February 16, 2016 By Larry Loeb 2 min read

At the beginning of this month, Symantec sounded the alarm about Android.Lockdroid.E ransomware, which it said at the time could affect 67 percent of Android users, along with other existing Android ransomware.

The ransomware posed as a pornography app called “Porn ‘O’ Mania,” but its true aim was to take control of the device. It would first try to access device information with a screen that masks the system activation dialog. This dialog is overlaid by a fake “Package Installation” window.

When the user would click on a seemingly innocuous “Continue” button, they give the program root access. It then went on to inflict usual ransomware damage like locking the phone’s screen and encrypting files, demanding payment to get things right once again.

…And It Didn’t Trick Users

But guess what? It failed.

IT PRO reports that Elena Kovakina, senior security analyst at Google, told attendees at the Kaspersky Security Analyst Summit in Tenerife, Spain, that not one Android user was successfully fooled into downloading the ransomware.

According to Kovakina, this was because Google’s security features would have flagged it through Google’s Verify Apps system. The tool scans all the apps available in the Google Play Store and as many of those side-loaded through other app stores as possible.

Kovakina told the summit, according to IT PRO, that malicious apps featuring Lockdroid were downloaded by fewer than 1,000 devices and that Google’s own analytics revealed that “no users actually installed it.” She did not share exactly how those analytics came to that conclusion.

The Verify Apps System

Kovakina said that Google performs scans on 2 million apps every week, looking for what it calls “potentially harmful apps,” or PHAs. These kinds of apps are broadly defined by Google to include ransomware, Trojans or surveillance apps.

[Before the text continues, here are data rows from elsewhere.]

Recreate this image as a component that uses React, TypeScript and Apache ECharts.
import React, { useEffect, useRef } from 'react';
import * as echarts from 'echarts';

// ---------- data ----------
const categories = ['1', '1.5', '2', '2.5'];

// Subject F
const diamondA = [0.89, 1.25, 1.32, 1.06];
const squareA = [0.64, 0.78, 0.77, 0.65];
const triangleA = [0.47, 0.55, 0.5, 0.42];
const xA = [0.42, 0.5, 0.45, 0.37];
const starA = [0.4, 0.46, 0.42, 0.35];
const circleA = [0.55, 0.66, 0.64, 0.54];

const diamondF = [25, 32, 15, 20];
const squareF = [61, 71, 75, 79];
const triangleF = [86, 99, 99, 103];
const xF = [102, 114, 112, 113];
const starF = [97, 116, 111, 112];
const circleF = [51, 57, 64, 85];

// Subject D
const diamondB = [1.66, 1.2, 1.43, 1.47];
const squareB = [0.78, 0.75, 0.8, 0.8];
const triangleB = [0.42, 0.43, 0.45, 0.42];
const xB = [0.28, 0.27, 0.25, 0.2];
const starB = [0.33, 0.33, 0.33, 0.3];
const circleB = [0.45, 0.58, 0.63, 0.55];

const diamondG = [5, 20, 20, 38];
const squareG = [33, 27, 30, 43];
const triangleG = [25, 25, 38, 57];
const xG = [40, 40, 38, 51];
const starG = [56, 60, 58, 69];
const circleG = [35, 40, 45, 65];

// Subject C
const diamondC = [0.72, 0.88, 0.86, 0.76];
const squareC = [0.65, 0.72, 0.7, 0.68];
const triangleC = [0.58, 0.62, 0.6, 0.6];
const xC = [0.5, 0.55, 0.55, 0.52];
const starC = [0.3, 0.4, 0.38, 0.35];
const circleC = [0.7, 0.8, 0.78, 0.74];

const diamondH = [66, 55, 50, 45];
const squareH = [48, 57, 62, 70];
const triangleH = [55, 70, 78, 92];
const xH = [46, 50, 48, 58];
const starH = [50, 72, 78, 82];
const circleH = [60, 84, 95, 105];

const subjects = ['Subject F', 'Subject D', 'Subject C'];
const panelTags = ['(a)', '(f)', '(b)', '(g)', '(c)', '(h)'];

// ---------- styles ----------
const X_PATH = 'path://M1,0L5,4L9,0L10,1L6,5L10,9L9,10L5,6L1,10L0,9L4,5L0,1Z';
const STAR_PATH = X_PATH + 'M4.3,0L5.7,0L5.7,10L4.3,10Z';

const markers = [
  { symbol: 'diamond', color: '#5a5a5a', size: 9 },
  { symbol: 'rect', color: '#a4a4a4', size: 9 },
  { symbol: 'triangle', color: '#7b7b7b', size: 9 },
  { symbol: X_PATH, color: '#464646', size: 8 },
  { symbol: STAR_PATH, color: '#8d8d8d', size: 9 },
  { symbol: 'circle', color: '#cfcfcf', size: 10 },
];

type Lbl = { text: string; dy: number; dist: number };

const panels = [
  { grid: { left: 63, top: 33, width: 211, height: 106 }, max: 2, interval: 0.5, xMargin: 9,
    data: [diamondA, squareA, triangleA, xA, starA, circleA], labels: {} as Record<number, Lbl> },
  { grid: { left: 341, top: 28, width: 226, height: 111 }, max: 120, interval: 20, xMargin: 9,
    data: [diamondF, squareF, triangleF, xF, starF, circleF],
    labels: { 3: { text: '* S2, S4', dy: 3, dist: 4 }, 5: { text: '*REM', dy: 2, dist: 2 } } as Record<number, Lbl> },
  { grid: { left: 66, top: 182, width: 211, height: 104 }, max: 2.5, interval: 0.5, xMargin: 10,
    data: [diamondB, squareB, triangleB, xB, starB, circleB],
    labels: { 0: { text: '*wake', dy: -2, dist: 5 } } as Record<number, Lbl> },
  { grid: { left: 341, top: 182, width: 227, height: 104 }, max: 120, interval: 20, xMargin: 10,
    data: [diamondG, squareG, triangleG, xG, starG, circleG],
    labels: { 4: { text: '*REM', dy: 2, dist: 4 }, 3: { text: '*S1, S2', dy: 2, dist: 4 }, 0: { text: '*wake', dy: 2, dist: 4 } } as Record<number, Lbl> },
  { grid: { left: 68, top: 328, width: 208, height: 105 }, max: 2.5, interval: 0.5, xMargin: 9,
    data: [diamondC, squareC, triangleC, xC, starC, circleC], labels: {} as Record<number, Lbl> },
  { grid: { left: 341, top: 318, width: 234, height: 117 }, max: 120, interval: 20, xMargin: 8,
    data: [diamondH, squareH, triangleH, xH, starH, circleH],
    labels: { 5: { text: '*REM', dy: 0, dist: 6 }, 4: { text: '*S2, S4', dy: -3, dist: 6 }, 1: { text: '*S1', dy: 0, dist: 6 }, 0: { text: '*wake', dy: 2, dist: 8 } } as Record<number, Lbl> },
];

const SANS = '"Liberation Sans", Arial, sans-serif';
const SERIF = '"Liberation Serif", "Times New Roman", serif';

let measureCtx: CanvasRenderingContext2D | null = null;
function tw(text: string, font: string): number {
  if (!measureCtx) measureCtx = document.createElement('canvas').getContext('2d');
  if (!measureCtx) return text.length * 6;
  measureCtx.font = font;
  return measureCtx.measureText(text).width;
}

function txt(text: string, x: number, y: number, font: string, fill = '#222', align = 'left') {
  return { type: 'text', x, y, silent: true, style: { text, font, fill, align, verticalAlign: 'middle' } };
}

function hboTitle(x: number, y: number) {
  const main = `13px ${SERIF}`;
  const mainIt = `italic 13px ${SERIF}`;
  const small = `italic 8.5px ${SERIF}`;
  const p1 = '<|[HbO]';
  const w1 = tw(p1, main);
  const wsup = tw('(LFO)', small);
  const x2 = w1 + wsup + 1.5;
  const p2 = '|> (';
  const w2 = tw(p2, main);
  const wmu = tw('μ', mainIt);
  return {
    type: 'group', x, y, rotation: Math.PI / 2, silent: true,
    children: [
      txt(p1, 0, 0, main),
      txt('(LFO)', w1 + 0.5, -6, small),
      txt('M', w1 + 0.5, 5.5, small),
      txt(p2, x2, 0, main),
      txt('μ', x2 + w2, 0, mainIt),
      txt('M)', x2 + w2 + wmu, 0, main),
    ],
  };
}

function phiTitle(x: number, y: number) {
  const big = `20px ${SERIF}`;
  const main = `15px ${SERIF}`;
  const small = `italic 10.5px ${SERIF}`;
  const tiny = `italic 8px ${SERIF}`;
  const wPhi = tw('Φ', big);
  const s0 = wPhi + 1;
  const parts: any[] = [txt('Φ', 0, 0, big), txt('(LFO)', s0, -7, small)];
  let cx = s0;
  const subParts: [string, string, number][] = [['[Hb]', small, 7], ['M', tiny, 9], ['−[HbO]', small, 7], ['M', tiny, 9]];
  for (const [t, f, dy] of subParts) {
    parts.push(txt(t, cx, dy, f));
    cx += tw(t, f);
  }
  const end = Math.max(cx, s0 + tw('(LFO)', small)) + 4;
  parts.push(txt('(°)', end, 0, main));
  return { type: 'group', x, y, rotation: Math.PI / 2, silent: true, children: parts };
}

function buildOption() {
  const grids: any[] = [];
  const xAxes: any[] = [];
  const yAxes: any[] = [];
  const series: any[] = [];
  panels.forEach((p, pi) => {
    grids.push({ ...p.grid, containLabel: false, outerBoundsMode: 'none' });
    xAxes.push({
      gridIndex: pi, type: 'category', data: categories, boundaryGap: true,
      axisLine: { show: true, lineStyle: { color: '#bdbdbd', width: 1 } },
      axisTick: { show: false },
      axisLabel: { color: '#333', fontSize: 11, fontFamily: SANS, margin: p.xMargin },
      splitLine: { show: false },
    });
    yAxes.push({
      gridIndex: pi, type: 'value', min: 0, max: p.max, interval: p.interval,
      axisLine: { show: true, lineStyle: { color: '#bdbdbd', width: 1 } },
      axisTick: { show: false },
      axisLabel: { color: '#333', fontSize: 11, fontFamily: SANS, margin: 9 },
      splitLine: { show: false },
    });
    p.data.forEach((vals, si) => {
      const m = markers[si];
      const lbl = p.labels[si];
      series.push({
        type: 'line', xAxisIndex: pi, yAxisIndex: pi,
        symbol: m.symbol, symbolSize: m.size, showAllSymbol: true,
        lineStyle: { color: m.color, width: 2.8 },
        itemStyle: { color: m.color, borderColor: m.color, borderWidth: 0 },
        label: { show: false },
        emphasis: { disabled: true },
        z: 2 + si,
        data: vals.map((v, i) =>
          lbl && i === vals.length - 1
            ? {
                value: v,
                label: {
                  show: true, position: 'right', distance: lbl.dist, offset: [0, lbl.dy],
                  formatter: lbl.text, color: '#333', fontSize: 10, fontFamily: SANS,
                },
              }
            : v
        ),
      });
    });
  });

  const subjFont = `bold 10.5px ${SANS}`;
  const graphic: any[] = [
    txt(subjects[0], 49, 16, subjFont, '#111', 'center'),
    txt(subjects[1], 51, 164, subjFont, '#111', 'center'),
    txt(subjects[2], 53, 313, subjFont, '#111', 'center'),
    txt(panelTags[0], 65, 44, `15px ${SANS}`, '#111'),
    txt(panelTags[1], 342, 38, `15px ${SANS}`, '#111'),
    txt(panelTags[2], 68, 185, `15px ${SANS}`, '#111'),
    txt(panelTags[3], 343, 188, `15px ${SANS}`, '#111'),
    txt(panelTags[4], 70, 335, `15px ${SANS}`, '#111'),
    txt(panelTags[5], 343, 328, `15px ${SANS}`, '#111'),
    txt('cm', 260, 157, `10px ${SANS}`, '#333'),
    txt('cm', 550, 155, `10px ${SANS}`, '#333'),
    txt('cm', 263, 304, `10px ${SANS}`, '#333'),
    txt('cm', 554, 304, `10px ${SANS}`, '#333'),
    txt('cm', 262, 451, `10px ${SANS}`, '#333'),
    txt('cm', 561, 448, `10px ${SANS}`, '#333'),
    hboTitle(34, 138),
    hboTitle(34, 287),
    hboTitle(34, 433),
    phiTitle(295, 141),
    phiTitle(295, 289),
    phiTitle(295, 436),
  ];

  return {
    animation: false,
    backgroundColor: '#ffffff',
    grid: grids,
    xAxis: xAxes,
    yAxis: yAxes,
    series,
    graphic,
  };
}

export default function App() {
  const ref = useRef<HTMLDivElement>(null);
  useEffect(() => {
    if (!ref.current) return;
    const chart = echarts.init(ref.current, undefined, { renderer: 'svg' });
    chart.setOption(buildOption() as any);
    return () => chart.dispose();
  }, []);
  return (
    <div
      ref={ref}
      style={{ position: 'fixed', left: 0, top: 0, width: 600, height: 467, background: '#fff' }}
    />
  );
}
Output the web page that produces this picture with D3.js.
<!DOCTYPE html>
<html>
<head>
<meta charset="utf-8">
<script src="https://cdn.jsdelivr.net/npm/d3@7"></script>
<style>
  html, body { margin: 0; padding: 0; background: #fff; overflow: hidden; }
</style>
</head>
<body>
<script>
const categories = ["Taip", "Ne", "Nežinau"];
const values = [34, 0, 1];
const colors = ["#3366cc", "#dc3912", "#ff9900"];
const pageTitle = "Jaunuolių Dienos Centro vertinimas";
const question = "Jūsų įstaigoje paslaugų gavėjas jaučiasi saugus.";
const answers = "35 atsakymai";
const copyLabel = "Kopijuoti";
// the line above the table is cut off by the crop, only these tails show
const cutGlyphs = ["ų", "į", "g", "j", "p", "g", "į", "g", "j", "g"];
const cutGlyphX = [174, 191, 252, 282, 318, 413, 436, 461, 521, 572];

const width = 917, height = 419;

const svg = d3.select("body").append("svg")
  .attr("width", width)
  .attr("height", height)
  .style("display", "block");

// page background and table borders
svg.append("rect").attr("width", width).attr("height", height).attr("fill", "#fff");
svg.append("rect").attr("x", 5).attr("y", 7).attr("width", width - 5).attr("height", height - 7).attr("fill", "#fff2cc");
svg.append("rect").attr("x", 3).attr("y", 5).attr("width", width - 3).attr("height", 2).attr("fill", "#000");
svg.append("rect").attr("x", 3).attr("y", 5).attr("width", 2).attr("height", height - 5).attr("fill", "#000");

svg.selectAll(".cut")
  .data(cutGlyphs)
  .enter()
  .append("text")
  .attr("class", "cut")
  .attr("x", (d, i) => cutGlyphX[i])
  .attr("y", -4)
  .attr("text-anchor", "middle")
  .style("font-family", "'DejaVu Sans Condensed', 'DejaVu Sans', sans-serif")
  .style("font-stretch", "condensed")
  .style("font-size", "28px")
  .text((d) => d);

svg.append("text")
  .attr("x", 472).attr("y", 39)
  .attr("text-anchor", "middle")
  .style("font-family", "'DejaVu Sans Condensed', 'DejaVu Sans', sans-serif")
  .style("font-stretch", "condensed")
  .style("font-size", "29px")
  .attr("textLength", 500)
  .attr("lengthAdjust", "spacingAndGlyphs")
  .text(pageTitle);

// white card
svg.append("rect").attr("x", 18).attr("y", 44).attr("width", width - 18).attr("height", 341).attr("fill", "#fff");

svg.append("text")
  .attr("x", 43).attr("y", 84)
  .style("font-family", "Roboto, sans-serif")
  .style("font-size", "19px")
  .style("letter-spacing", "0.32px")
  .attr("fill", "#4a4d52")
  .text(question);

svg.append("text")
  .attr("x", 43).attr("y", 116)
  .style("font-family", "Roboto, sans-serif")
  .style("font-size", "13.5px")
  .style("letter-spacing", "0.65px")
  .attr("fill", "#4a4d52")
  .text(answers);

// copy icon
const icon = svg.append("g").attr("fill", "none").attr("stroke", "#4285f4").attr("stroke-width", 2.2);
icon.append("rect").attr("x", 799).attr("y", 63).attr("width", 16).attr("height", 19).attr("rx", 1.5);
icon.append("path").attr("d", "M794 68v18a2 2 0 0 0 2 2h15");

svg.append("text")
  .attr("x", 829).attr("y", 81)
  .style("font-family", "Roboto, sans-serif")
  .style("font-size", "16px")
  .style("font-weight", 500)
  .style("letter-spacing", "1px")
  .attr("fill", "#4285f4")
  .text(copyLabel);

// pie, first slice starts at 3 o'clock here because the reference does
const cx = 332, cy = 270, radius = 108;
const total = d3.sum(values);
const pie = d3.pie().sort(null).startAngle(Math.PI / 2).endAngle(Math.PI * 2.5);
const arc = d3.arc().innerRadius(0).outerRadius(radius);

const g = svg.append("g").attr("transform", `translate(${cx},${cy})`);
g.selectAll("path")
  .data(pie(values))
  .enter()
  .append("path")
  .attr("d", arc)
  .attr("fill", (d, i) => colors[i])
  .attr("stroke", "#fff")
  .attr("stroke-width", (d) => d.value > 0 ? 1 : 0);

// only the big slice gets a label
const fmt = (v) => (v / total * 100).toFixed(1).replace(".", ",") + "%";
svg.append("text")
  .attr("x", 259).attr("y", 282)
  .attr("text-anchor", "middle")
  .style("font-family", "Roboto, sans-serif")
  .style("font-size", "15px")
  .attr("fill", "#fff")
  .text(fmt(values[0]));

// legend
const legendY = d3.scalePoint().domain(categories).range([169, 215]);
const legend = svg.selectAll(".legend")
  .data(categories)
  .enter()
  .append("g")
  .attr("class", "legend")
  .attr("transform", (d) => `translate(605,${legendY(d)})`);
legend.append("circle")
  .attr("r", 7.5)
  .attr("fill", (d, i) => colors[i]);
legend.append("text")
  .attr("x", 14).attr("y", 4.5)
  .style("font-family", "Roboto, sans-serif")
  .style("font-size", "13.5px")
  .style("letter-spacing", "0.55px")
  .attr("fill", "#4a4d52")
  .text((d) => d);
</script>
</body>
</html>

The vast majority of PHAs come via “side-loaded” apps, which originate in other app stores such as torrent sites. According to Google, Google Play apps are 10 times safer than apps from other sources. The infection rate of Android handsets with apps from third-party stores has slid from 2 percent to 1 percent in the past three months. However, handsets containing only Google Play apps are at all but zero, according to Google.

Google claims that its data analysis can also spot when users are not blocking or uninstalling apps after repeated warnings. This may be because the app is using persistence techniques to dodge removals, such as getting administrator powers, or perhaps the user want to keep it and is unaware of the risk.

The Implications of VA

Kovakina told the summit that in one case in Russia, Google had used Verify Apps to remove a “malicious app” without user permission, based on the assumption that people were trying to get rid of it and failing. While she said that this is something Google only uses “sparingly” for “extremely malicious campaigns,” the fact that Google can do this at all should give one pause.

There seems to be no recourse to the power of Verify Apps. Google acted unilaterally in the app removal, according to Kovakina. This ability dramatically demonstrates who has the ultimate power over Android usage — and it is Google, not the user.